═══ SUPPLIED DATA ═══
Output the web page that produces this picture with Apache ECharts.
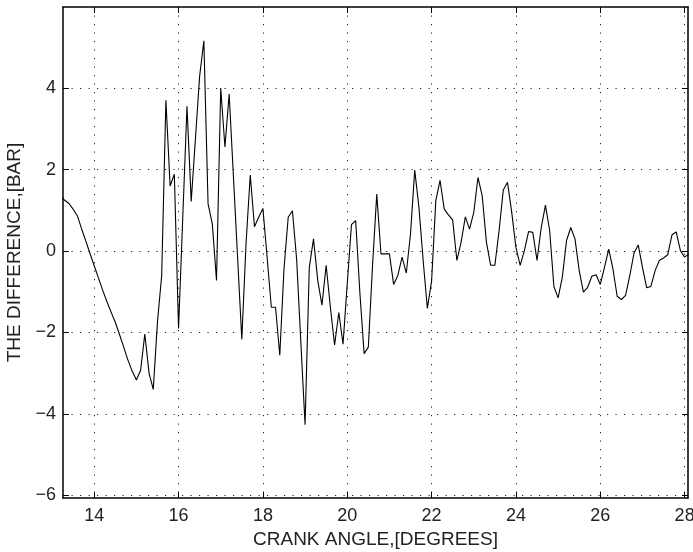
<!DOCTYPE html>
<html>
<head>
<meta charset="utf-8">
<script src="https://cdn.jsdelivr.net/npm/echarts@6/dist/echarts.min.js"></script>
<style>html,body{margin:0;padding:0;background:#fff;}#chart{width:693px;height:552px;}</style>
</head>
<body>
<div id="chart"></div>
<script>
// Crank angle samples (degrees)
const crankAngle = [
13.2,13.3,13.4,13.5,13.6,13.7,13.8,13.9,14.0,14.1,14.2,14.3,14.4,14.5,14.6,14.7,14.8,14.9,
15.0,15.1,15.2,15.3,15.4,15.5,15.6,15.7,15.8,15.9,16.0,16.1,16.2,16.3,16.4,16.5,16.6,16.7,16.8,16.9,
17.0,17.1,17.2,17.3,17.4,17.5,17.6,17.7,17.8,17.9,18.0,18.1,18.2,18.3,18.4,18.5,18.6,18.7,18.8,18.9,
19.0,19.1,19.2,19.3,19.4,19.5,19.6,19.7,19.8,19.9,20.0,20.1,20.2,20.3,20.4,20.5,20.6,20.7,20.8,20.9,
21.0,21.1,21.2,21.3,21.4,21.5,21.6,21.7,21.8,21.9,22.0,22.1,22.2,22.3,22.4,22.5,22.6,22.7,22.8,22.9,
23.0,23.1,23.2,23.3,23.4,23.5,23.6,23.7,23.8,23.9,24.0,24.1,24.2,24.3,24.4,24.5,24.6,24.7,24.8,24.9,
25.0,25.1,25.2,25.3,25.4,25.5,25.6,25.7,25.8,25.9,26.0,26.1,26.2,26.3,26.4,26.5,26.6,26.7,26.8,26.9,
27.0,27.1,27.2,27.3,27.4,27.5,27.6,27.7,27.8,27.9,28.0,28.1
];
// Pressure difference (bar)
const difference = [
1.33,1.25,1.17,1.03,0.87,0.55,0.25,-0.06,-0.36,-0.66,-0.96,-1.24,-1.5,-1.75,-2.05,-2.36,-2.68,-2.95,
-3.17,-2.93,-2.04,-3.0,-3.40,-1.74,-0.6,3.71,1.60,1.89,-1.9,0.83,3.56,1.22,2.76,4.30,5.17,1.16,0.67,-0.72,
4.01,2.56,3.86,1.85,-0.16,-2.17,0.18,1.87,0.60,0.83,1.05,-0.15,-1.38,-1.38,-2.56,-0.44,0.83,0.99,-0.2,-2.25,
-4.27,-0.40,0.30,-0.72,-1.33,-0.35,-1.38,-2.31,-1.51,-2.29,-0.8,0.65,0.75,-1.03,-2.52,-2.36,-0.35,1.40,-0.07,-0.07,
-0.07,-0.82,-0.60,-0.15,-0.54,0.42,1.99,1.07,-0.23,-1.41,-0.74,1.24,1.74,1.03,0.89,0.76,-0.23,0.22,0.84,0.54,
0.95,1.81,1.36,0.22,-0.35,-0.35,0.50,1.50,1.69,0.95,0.09,-0.35,0.01,0.48,0.46,-0.23,0.58,1.13,0.50,-0.87,
-1.15,-0.64,0.26,0.58,0.30,-0.48,-1.01,-0.89,-0.62,-0.58,-0.82,-0.40,0.05,-0.44,-1.11,-1.19,-1.09,-0.60,-0.05,0.15,
-0.40,-0.90,-0.87,-0.48,-0.23,-0.17,-0.09,0.40,0.47,0.01,-0.15,-0.07
];
const xTicks = [14, 16, 18, 20, 22, 24, 26, 28];
const yTicks = [-6, -4, -2, 0, 2, 4];

const xRange = [13.26, 28.08];
const yRange = [-6.07, 6];

const fontFamily = '"Liberation Sans", Arial, Helvetica, sans-serif';
const fmt = v => String(v).replace('-', '\u2212');

const gridLineStyle = { color: '#222', width: 1, type: [1.2, 7.3] };
const axisLineStyle = { color: '#000', width: 1.5 };

const chart = echarts.init(document.getElementById('chart'), null, { renderer: 'canvas' });
chart.setOption({
  animation: false,
  backgroundColor: '#fff',
  grid: { left: 63, right: 5, top: 7, bottom: 54, containLabel: false, outerBoundsMode: 'none' },
  xAxis: [{
    type: 'value', position: 'bottom', min: xRange[0], max: xRange[1],
    name: 'CRANK ANGLE,[DEGREES]', nameLocation: 'middle', nameGap: 30,
    nameTextStyle: { fontFamily, fontSize: 19, color: '#222' },
    axisLine: { show: true, onZero: false, lineStyle: axisLineStyle },
    axisTick: { show: true, inside: true, length: 6, customValues: xTicks, lineStyle: { color: '#000', width: 1 } },
    axisLabel: { show: true, customValues: xTicks, formatter: fmt, fontFamily, fontSize: 18, color: '#222', margin: 9 },
    splitLine: { show: true, lineStyle: gridLineStyle }
  }, {
    type: 'value', position: 'top', min: xRange[0], max: xRange[1],
    axisLine: { show: true, onZero: false, lineStyle: axisLineStyle },
    axisTick: { show: true, inside: true, length: 6, customValues: xTicks, lineStyle: { color: '#000', width: 1 } },
    axisLabel: { show: false },
    splitLine: { show: false }
  }],
  yAxis: [{
    type: 'value', position: 'left', min: yRange[0], max: yRange[1],
    name: 'THE DIFFERENCE,[BAR]', nameLocation: 'middle', nameGap: 38, nameRotate: 90,
    nameTextStyle: { fontFamily, fontSize: 19, color: '#222' },
    axisLine: { show: true, onZero: false, lineStyle: axisLineStyle },
    axisTick: { show: true, inside: true, length: 6, customValues: yTicks, lineStyle: { color: '#000', width: 1 } },
    axisLabel: { show: true, customValues: yTicks, formatter: fmt, fontFamily, fontSize: 18, color: '#222', margin: 7 },
    splitLine: { show: true, lineStyle: gridLineStyle }
  }, {
    type: 'value', position: 'right', min: yRange[0], max: yRange[1],
    axisLine: { show: true, onZero: false, lineStyle: axisLineStyle },
    axisTick: { show: true, inside: true, length: 6, customValues: yTicks, lineStyle: { color: '#000', width: 1 } },
    axisLabel: { show: false },
    splitLine: { show: false }
  }],
  series: [{
    type: 'line',
    xAxisIndex: 0, yAxisIndex: 0,
    data: crankAngle.map((a, i) => [a, difference[i]]),
    showSymbol: false,
    clip: true,
    lineStyle: { color: '#000', width: 1.1 },
    itemStyle: { color: '#000' }
  }]
});
</script>
</body>
</html>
═══
* **TASK DIRECTIONS**
Leave out the pictures and print every line of the data exactly.

* **TASK RESPONSE**
Output the web page that produces this picture with Apache ECharts.
<!DOCTYPE html>
<html>
<head>
<meta charset="utf-8">
<script src="https://cdn.jsdelivr.net/npm/echarts@6/dist/echarts.min.js"></script>
<style>html,body{margin:0;padding:0;background:#fff;}#chart{width:693px;height:552px;}</style>
</head>
<body>
<div id="chart"></div>
<script>
// Crank angle samples (degrees)
const crankAngle = [
13.2,13.3,13.4,13.5,13.6,13.7,13.8,13.9,14.0,14.1,14.2,14.3,14.4,14.5,14.6,14.7,14.8,14.9,
15.0,15.1,15.2,15.3,15.4,15.5,15.6,15.7,15.8,15.9,16.0,16.1,16.2,16.3,16.4,16.5,16.6,16.7,16.8,16.9,
17.0,17.1,17.2,17.3,17.4,17.5,17.6,17.7,17.8,17.9,18.0,18.1,18.2,18.3,18.4,18.5,18.6,18.7,18.8,18.9,
19.0,19.1,19.2,19.3,19.4,19.5,19.6,19.7,19.8,19.9,20.0,20.1,20.2,20.3,20.4,20.5,20.6,20.7,20.8,20.9,
21.0,21.1,21.2,21.3,21.4,21.5,21.6,21.7,21.8,21.9,22.0,22.1,22.2,22.3,22.4,22.5,22.6,22.7,22.8,22.9,
23.0,23.1,23.2,23.3,23.4,23.5,23.6,23.7,23.8,23.9,24.0,24.1,24.2,24.3,24.4,24.5,24.6,24.7,24.8,24.9,
25.0,25.1,25.2,25.3,25.4,25.5,25.6,25.7,25.8,25.9,26.0,26.1,26.2,26.3,26.4,26.5,26.6,26.7,26.8,26.9,
27.0,27.1,27.2,27.3,27.4,27.5,27.6,27.7,27.8,27.9,28.0,28.1
];
// Pressure difference (bar)
const difference = [
1.33,1.25,1.17,1.03,0.87,0.55,0.25,-0.06,-0.36,-0.66,-0.96,-1.24,-1.5,-1.75,-2.05,-2.36,-2.68,-2.95,
-3.17,-2.93,-2.04,-3.0,-3.40,-1.74,-0.6,3.71,1.60,1.89,-1.9,0.83,3.56,1.22,2.76,4.30,5.17,1.16,0.67,-0.72,
4.01,2.56,3.86,1.85,-0.16,-2.17,0.18,1.87,0.60,0.83,1.05,-0.15,-1.38,-1.38,-2.56,-0.44,0.83,0.99,-0.2,-2.25,
-4.27,-0.40,0.30,-0.72,-1.33,-0.35,-1.38,-2.31,-1.51,-2.29,-0.8,0.65,0.75,-1.03,-2.52,-2.36,-0.35,1.40,-0.07,-0.07,
-0.07,-0.82,-0.60,-0.15,-0.54,0.42,1.99,1.07,-0.23,-1.41,-0.74,1.24,1.74,1.03,0.89,0.76,-0.23,0.22,0.84,0.54,
0.95,1.81,1.36,0.22,-0.35,-0.35,0.50,1.50,1.69,0.95,0.09,-0.35,0.01,0.48,0.46,-0.23,0.58,1.13,0.50,-0.87,
-1.15,-0.64,0.26,0.58,0.30,-0.48,-1.01,-0.89,-0.62,-0.58,-0.82,-0.40,0.05,-0.44,-1.11,-1.19,-1.09,-0.60,-0.05,0.15,
-0.40,-0.90,-0.87,-0.48,-0.23,-0.17,-0.09,0.40,0.47,0.01,-0.15,-0.07
];
const xTicks = [14, 16, 18, 20, 22, 24, 26, 28];
const yTicks = [-6, -4, -2, 0, 2, 4];

const xRange = [13.26, 28.08];
const yRange = [-6.07, 6];

const fontFamily = '"Liberation Sans", Arial, Helvetica, sans-serif';
const fmt = v => String(v).replace('-', '\u2212');

const gridLineStyle = { color: '#222', width: 1, type: [1.2, 7.3] };
const axisLineStyle = { color: '#000', width: 1.5 };

const chart = echarts.init(document.getElementById('chart'), null, { renderer: 'canvas' });
chart.setOption({
  animation: false,
  backgroundColor: '#fff',
  grid: { left: 63, right: 5, top: 7, bottom: 54, containLabel: false, outerBoundsMode: 'none' },
  xAxis: [{
    type: 'value', position: 'bottom', min: xRange[0], max: xRange[1],
    name: 'CRANK ANGLE,[DEGREES]', nameLocation: 'middle', nameGap: 30,
    nameTextStyle: { fontFamily, fontSize: 19, color: '#222' },
    axisLine: { show: true, onZero: false, lineStyle: axisLineStyle },
    axisTick: { show: true, inside: true, length: 6, customValues: xTicks, lineStyle: { color: '#000', width: 1 } },
    axisLabel: { show: true, customValues: xTicks, formatter: fmt, fontFamily, fontSize: 18, color: '#222', margin: 9 },
    splitLine: { show: true, lineStyle: gridLineStyle }
  }, {
    type: 'value', position: 'top', min: xRange[0], max: xRange[1],
    axisLine: { show: true, onZero: false, lineStyle: axisLineStyle },
    axisTick: { show: true, inside: true, length: 6, customValues: xTicks, lineStyle: { color: '#000', width: 1 } },
    axisLabel: { show: false },
    splitLine: { show: false }
  }],
  yAxis: [{
    type: 'value', position: 'left', min: yRange[0], max: yRange[1],
    name: 'THE DIFFERENCE,[BAR]', nameLocation: 'middle', nameGap: 38, nameRotate: 90,
    nameTextStyle: { fontFamily, fontSize: 19, color: '#222' },
    axisLine: { show: true, onZero: false, lineStyle: axisLineStyle },
    axisTick: { show: true, inside: true, length: 6, customValues: yTicks, lineStyle: { color: '#000', width: 1 } },
    axisLabel: { show: true, customValues: yTicks, formatter: fmt, fontFamily, fontSize: 18, color: '#222', margin: 7 },
    splitLine: { show: true, lineStyle: gridLineStyle }
  }, {
    type: 'value', position: 'right', min: yRange[0], max: yRange[1],
    axisLine: { show: true, onZero: false, lineStyle: axisLineStyle },
    axisTick: { show: true, inside: true, length: 6, customValues: yTicks, lineStyle: { color: '#000', width: 1 } },
    axisLabel: { show: false },
    splitLine: { show: false }
  }],
  series: [{
    type: 'line',
    xAxisIndex: 0, yAxisIndex: 0,
    data: crankAngle.map((a, i) => [a, difference[i]]),
    showSymbol: false,
    clip: true,
    lineStyle: { color: '#000', width: 1.1 },
    itemStyle: { color: '#000' }
  }]
});
</script>
</body>
</html>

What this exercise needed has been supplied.